We have a data that includes whole job applications with candidate information and we have also data includes whole job postings with employer information and these datas are historical. These data sets will be a live data in the future but we currently proceed over a specific reporting date(snapshot).

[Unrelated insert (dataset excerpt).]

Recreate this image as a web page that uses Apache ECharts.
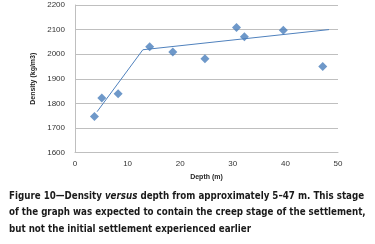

For Job Postings we have two information;
Employer ID
Job Description
We created a single column that is called Job Description by pulling the following values;
Gender
Location
Military Status
Educational Status
Social Status (Disabled, Veteran etc.),
Marital Status
Driver's License
Foreign Language
For Job Applications we have two information;
Employee ID
Candidate Information
We created a single column that is called Candidate Information by pulling the following values;
Gender
Location
Military Status
Educational Status
Social Status (Disabled, Veteran etc.),
Marital Status
Driver's License
Foreign Language
As you know, the nodes I can use for Text Miner on Enterprise Miner are as follows;
Import, Parsing, Filter, Topic, Cluster, Profile and Rule Builder
The targeted operations with Text Mining are as follows;
- Our goal is to find out how well the Candidate Information and the Job Description table match.
- Assigning a score according to the match rate.
- We want to protect the top 30 candidates with the best score by avoiding multiplication.
As a result we want to get an output similar to the table below.
KEY | RANK | Employer_ID | JOB_DESCRIPTION (TEXT) | Employee_ID | CANDIDATE_INFORMATION (TEXT) | MATCH SCORE |
1 | 1 | 1 | A B c d e | 10 | A B C D E F | 100 |
2 | 2 | 1 | A B c d e | 20 | A B C D E | 100 |
3 | 3 | 1 | A B c d e | 30 | A B C | 60 |
4 | 4 | 1 | A B c d e | 70 | C UK | 20 |
: | : | 1 | : | : | : | : |
30 | 30 | 1 | A B c d e | 40 | A | 20 |
31 | 1 | 2 | TR uK usA ITA | 90 | TR UK USA ITA | 100 |
32 | 2 | 2 | TR uK usA ITA | 50 | TR UK | 50 |
33 | 3 | 2 | TR uK usA ITA | 60 | TR USA | 50 |
34 | 4 | 2 | TR uK usA ITA | 80 | TR | 25 |
35 | : | 2 | : | : | : | : |
: | 30 | 2 | TR uK usA ITA | 70 | C UK | 25 |
It would be nice if we could get guidance on this case with the Text Miner perspective.